The people were to look to the prophet not to divination for guidance. The test of the prophet was simple. Is what he says true? It is the only standard by which we can measure safely, and we know that God’s Word is truth. "These were more noble than those in Thessalonica, in that they received the word with all readiness of mind, and searched the scriptures daily, whether those things were so" Acts 17:11.

The anointing was not only unsolicited, it was un-stimulated. By that I mean it was not something that was "worked up." It was not the result of incantations, music, prayer, or self hypnosis. Little Samuel did not seek the voice of the Lord in the Temple, nor did he lose his rational abilities when in the presence of the LORD. Spiritists and other charlatans pretend to be in some kind of hypnotic trance while supposedly communing with the "spirits." We do not know whom they are actually communing with, but we can be sure it is not God.

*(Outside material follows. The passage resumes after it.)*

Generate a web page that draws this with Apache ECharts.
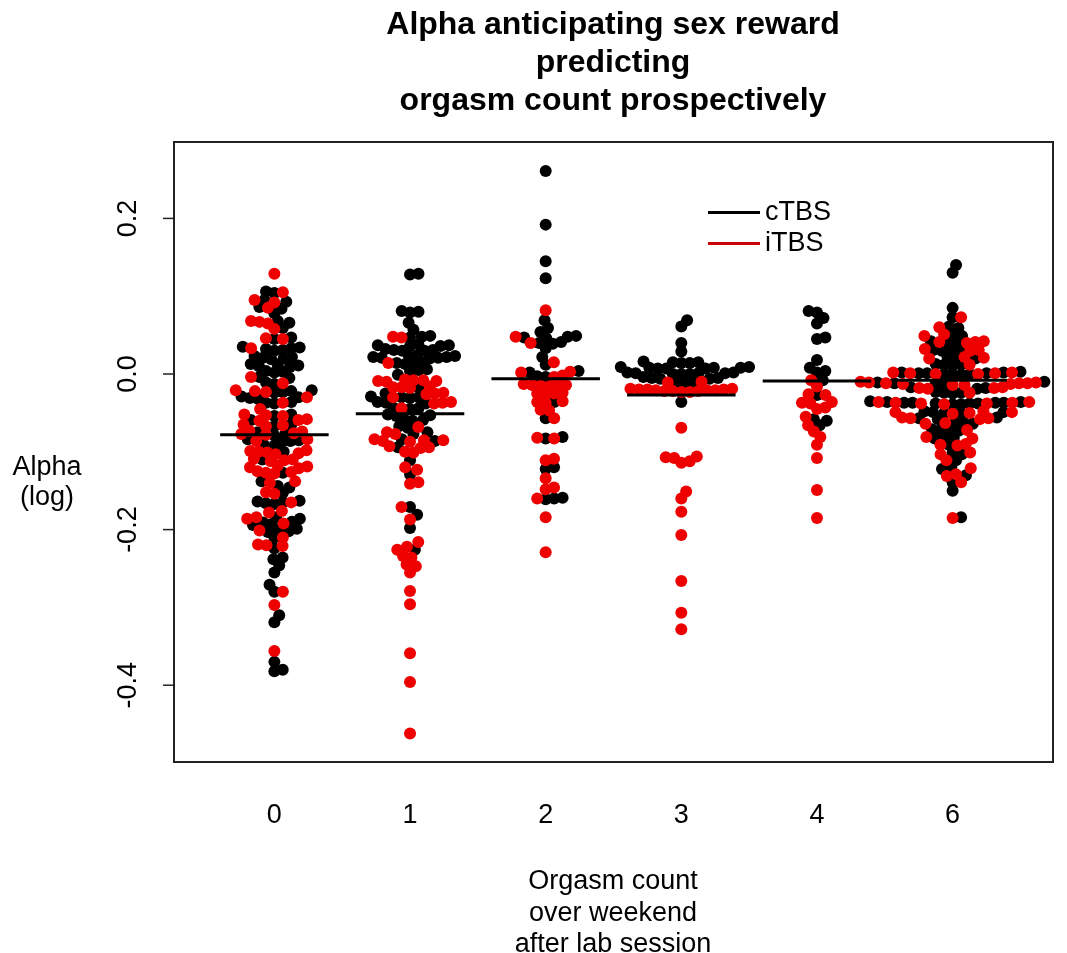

Nowhere does the Scripture substantiate an anointing with losing control of either body, mind, or tongue. The anointing is an empowering by the God of order. While in times past God communicated through dreams, visions , and appearances called Theophanies, today we have the completed Bible. We may be the recipients of insights as individuals, but not of revelations. Today, the just shall live by faith.